His experience didn’t just stop at the U.S. border, however. He also worked for team Australia at the World Baseball Classic in 2009.

“I was a huge fan of the World Baseball Classic when it first popped up in 2006 — finally a true World Series,” he said. “A lot of people wouldn’t expect Australia to have much of a baseball team, but they were a few outs away from going to the next round facing teams like Mexico and Cuba.”

While he is working in the industry, it’s clear Liebman’s fandom has never faded. The joy is still in his voice as he discusses some of the amazing players he’s gotten to know over the years.

Liebman alongside former MLB superstar Roger Clemens.

“I got to interview and actually became pretty good friends with Roger Clemens,” he said. “Rafael Palmeiro also, … Tracy McGrady, … and Fritz Peterson, [whose] story is actually really interesting; he and his teammate swapped wives.”

As for if he still has major league aspirations, Liebman insists, “I could die a happy man if I could do one major league game.”

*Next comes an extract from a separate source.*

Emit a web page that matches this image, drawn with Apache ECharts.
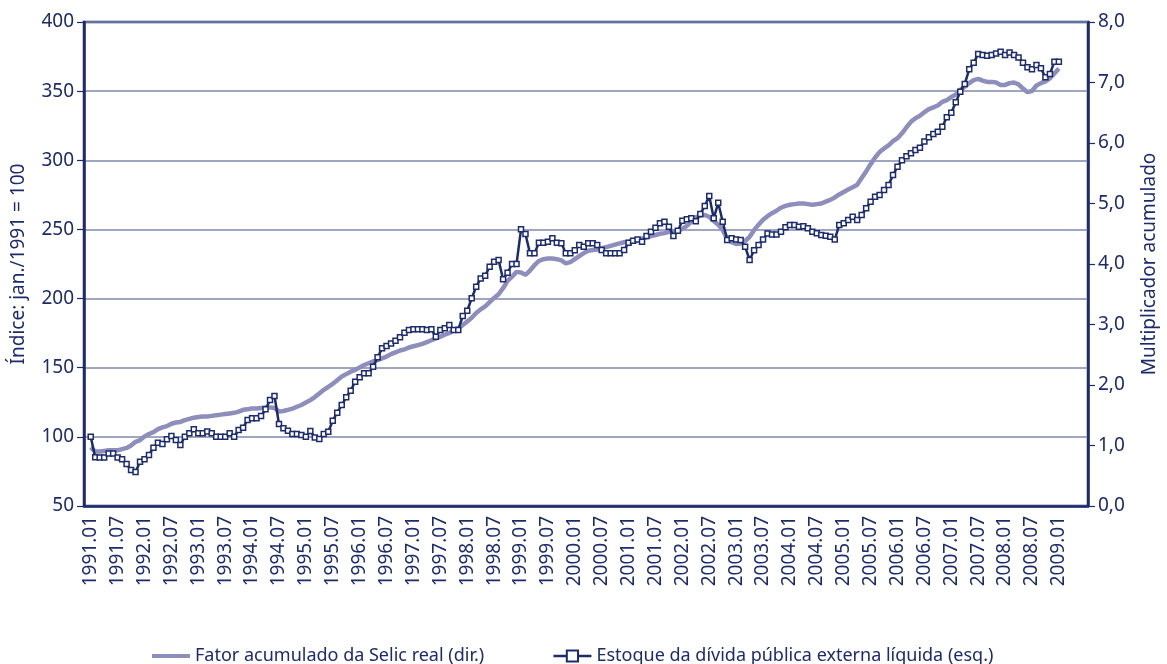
<!DOCTYPE html>
<html>
<head>
<meta charset="utf-8">
<script src="https://cdn.jsdelivr.net/npm/echarts@6/dist/echarts.min.js"></script>
<style>
  html, body { margin: 0; padding: 0; background: #fff; }
  #main { width: 1167px; height: 664px; }
</style>
</head>
<body>
<div id="main"></div>
<script>
// meses: 1990.12 (vazio) ate 2009.07, para o eixo ficar com a folga do original
const months = [];
for (let y = 1990; y <= 2009; y++) {
    for (let m = 1; m <= 12; m++) {
        if (y === 1990 && m < 12) continue;
        if (y === 2009 && m > 7) continue;
        months.push(y + '.' + String(m).padStart(2, '0'));
    }
}

// Estoque da divida publica externa liquida (esq.), jan/1991 = 100, mensal 1991.01 - 2009.01
const dividaExterna = [
    100, 85.2, 85, 85, 88, 88, 85, 83.8, 80.4, 76, 74.6, 82,
    83.8, 86.9, 92.2, 95.8, 94.9, 98.2, 100.6, 97.7, 94.1, 100, 102.6, 105.5,
    102.6, 102.6, 103.8, 102.6, 100.1, 100, 100, 102.6, 100, 105, 106.6, 112.2,
    113.4, 113.4, 115.1, 119.9, 126.6, 129.5, 109.3, 106.2, 104.4, 102.1, 102, 101.3,
    100.1, 104.2, 99.6, 98.4, 102.1, 103.7, 111.7, 117.5, 123, 128.6, 133.4, 139.9,
    143.1, 146, 146, 150.7, 157.5, 164, 165.7, 167.6, 169.5, 172, 175.3, 177.3,
    177.8, 177.8, 177.8, 177.3, 177.8, 172.4, 177.3, 178.5, 180.9, 177.3, 177.3, 187.4,
    191.2, 200.2, 208.6, 214.6, 216.5, 223.1, 226.7, 227.9, 213.9, 218.7, 225, 225,
    250.1, 246.7, 232.7, 232.7, 240.4, 240.4, 241.1, 243.6, 240.4, 240, 232.7, 232.7,
    235, 238.7, 237.5, 240, 240, 238.7, 235.1, 232.7, 232.7, 232.7, 232.7, 235.1,
    240.4, 241.9, 242.8, 241.1, 245.2, 248.4, 251.2, 254.4, 255.6, 252, 245.2, 249.1,
    256.3, 257.3, 258, 255.9, 261.2, 266.9, 274.2, 258, 269.3, 255.6, 242.3, 243.6,
    242.8, 242.3, 237.5, 227.9, 235, 238.7, 242.8, 247, 246.4, 246.4, 248.4, 251.5,
    253.2, 253.2, 252, 252.3, 250.8, 248.4, 247.2, 246, 245.5, 244.7, 242.8, 253.2,
    254.4, 256.8, 259.2, 256.8, 260.4, 265.3, 270, 273.7, 274.9, 278.5, 282.1, 289.4,
    295.4, 300, 303, 305, 307.5, 309, 313.5, 316.6, 319, 320.7, 324.3, 331.1,
    334.4, 341.9, 349.6, 355.2, 365.8, 370.6, 376.8, 376.1, 375.6, 376.1, 377.3, 378.5,
    376.1, 378, 376.1, 374.4, 370.6, 367.2, 365.8, 368.9, 366.5, 360, 362.4, 371.3,
    371.3
];

// Fator acumulado da Selic real (dir.), mensal 1991.01 - 2009.01
const fatorSelic = [
    0.97, 0.90, 0.90, 0.91, 0.92, 0.92, 0.92, 0.94, 0.96, 1.00, 1.06, 1.09,
    1.15, 1.19, 1.22, 1.27, 1.30, 1.32, 1.36, 1.38, 1.39, 1.42, 1.44, 1.46,
    1.47, 1.48, 1.48, 1.49, 1.50, 1.51, 1.52, 1.53, 1.54, 1.56, 1.59, 1.60,
    1.61, 1.61, 1.62, 1.63, 1.63, 1.62, 1.56, 1.57, 1.59, 1.61, 1.64, 1.67,
    1.71, 1.75, 1.80, 1.86, 1.92, 1.97, 2.02, 2.08, 2.14, 2.18, 2.22, 2.25,
    2.29, 2.33, 2.36, 2.39, 2.41, 2.44, 2.47, 2.51, 2.54, 2.57, 2.59, 2.62,
    2.64, 2.66, 2.68, 2.71, 2.74, 2.77, 2.80, 2.83, 2.86, 2.90, 2.94, 2.99,
    3.05, 3.11, 3.19, 3.25, 3.30, 3.37, 3.44, 3.50, 3.60, 3.72, 3.79, 3.87,
    3.86, 3.82, 3.89, 3.98, 4.05, 4.08, 4.09, 4.09, 4.08, 4.06, 4.01, 4.03,
    4.08, 4.13, 4.18, 4.22, 4.23, 4.24, 4.26, 4.28, 4.30, 4.32, 4.34, 4.36,
    4.37, 4.38, 4.40, 4.42, 4.44, 4.46, 4.48, 4.50, 4.51, 4.53, 4.54, 4.55,
    4.58, 4.63, 4.70, 4.77, 4.80, 4.81, 4.78, 4.71, 4.65, 4.56, 4.42, 4.36,
    4.33, 4.34, 4.38, 4.45, 4.56, 4.65, 4.73, 4.79, 4.84, 4.88, 4.93, 4.96,
    4.98, 4.99, 5.00, 5.00, 4.99, 4.98, 4.99, 5.00, 5.03, 5.06, 5.10, 5.15,
    5.19, 5.23, 5.27, 5.31, 5.42, 5.53, 5.65, 5.76, 5.85, 5.91, 5.96, 6.03,
    6.08, 6.16, 6.26, 6.35, 6.41, 6.45, 6.51, 6.56, 6.59, 6.62, 6.68, 6.71,
    6.76, 6.80, 6.88, 6.93, 6.99, 7.04, 7.06, 7.03, 7.01, 7.01, 7.00, 6.96,
    6.96, 6.99, 7.00, 6.97, 6.90, 6.84, 6.86, 6.95, 6.99, 7.02, 7.07, 7.15,
    7.23
];

const navy = '#1c2b6c';
const lilas = '#8e8ebd';
const grade = '#7f88aa';
const fonte = 'Noto Sans';

// primeiro mes do eixo (1990.12) fica vazio
const serieDivida = [null].concat(dividaExterna);
const serieSelic = [null].concat(fatorSelic);

const chart = echarts.init(document.getElementById('main'));
const option = {
    animation: false,
    textStyle: { fontFamily: fonte, color: navy },
    grid: {
        left: 84, right: 65, top: 22, bottom: 158,
        show: true, borderColor: navy, borderWidth: 2.5
    },
    legend: {
        left: 145, top: 642,
        itemWidth: 38, itemHeight: 14, itemGap: 68,
        textStyle: { fontFamily: fonte, fontSize: 18, color: navy },
        data: [
            {
                name: 'Fator acumulado da Selic real (dir.)',
                itemStyle: { opacity: 0 },
                lineStyle: { width: 4, color: lilas }
            },
            {
                name: 'Estoque da dívida pública externa líquida (esq.)',
                lineStyle: { width: 2.5, color: navy }
            }
        ]
    },
    xAxis: {
        type: 'category',
        data: months,
        boundaryGap: true,
        axisLine: { lineStyle: { color: navy, width: 2.5 } },
        axisTick: {
            alignWithLabel: true,
            length: 8,
            lineStyle: { color: navy, width: 1.2 },
            interval: (i) => i >= 1 && i <= 217 && (i - 1) % 9 === 0
        },
        axisLabel: {
            rotate: 90,
            fontSize: 19,
            color: navy,
            margin: 10,
            interval: (i) => i >= 1 && i <= 217 && (i - 1) % 6 === 0
        },
        splitLine: { show: false }
    },
    yAxis: [
        {
            type: 'value',
            min: 50, max: 400, interval: 50,
            name: 'Índice: jan./1991 = 100',
            nameLocation: 'middle',
            nameRotate: 90,
            nameGap: 56,
            nameTextStyle: { fontSize: 19, color: navy },
            axisLine: { show: true, lineStyle: { color: navy, width: 2.5 } },
            axisTick: { show: true, length: 7, lineStyle: { color: navy, width: 1.2 } },
            axisLabel: { fontSize: 19, color: navy, margin: 10 },
            splitLine: { lineStyle: { color: grade, width: 1.5 } }
        },
        {
            type: 'value',
            min: 0, max: 8, interval: 1,
            name: 'Multiplicador acumulado',
            nameLocation: 'middle',
            nameRotate: 90,
            nameGap: 52,
            nameTextStyle: { fontSize: 19, color: navy },
            axisLine: { show: true, lineStyle: { color: navy, width: 2.5 } },
            axisTick: { show: true, length: 7, lineStyle: { color: navy, width: 1.2 } },
            axisLabel: {
                fontSize: 19, color: navy, margin: 10,
                formatter: (v) => v.toFixed(1).replace('.', ',')
            },
            splitLine: { show: false }
        }
    ],
    series: [
        {
            name: 'Fator acumulado da Selic real (dir.)',
            type: 'line',
            yAxisIndex: 1,
            data: serieSelic,
            symbol: 'none',
            lineStyle: { color: lilas, width: 4.5 },
            itemStyle: { color: lilas },
            z: 2
        },
        {
            name: 'Estoque da dívida pública externa líquida (esq.)',
            type: 'line',
            yAxisIndex: 0,
            data: serieDivida,
            symbol: 'rect',
            symbolSize: 5,
            showAllSymbol: true,
            lineStyle: { color: navy, width: 2.5 },
            itemStyle: { color: '#ffffff', borderColor: navy, borderWidth: 1.5 },
            z: 3
        }
    ]
};
chart.setOption(option);
</script>
</body>
</html>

Liebman is coming on in a full-time role year-round with the Gladiators. In addition to being the voice of the team, he is also the organization’s communications and media manager.

“A lot of broadcasters either do it seasonally or fill another role for the team as well,” he said. “I realized I could use my sales skills and the marketing skills I’d developed over the years to really make this position a great fit for me.”

As for what the young Jewish kid from Long Island would think of what he’s achieved, his answer was very simple. “I wouldn’t have believed it, not in a million years,” he said. “I was the furthest thing away from figuring out that I had a voice.”

As for what keeps him invested in the work he’s doing game after game, Liebman said, “When I’m on the air, all the planets are aligned and life is perfect in that moment. … I’ve been skydiving and didn’t get the same adrenaline rush I get when I’m on the air.”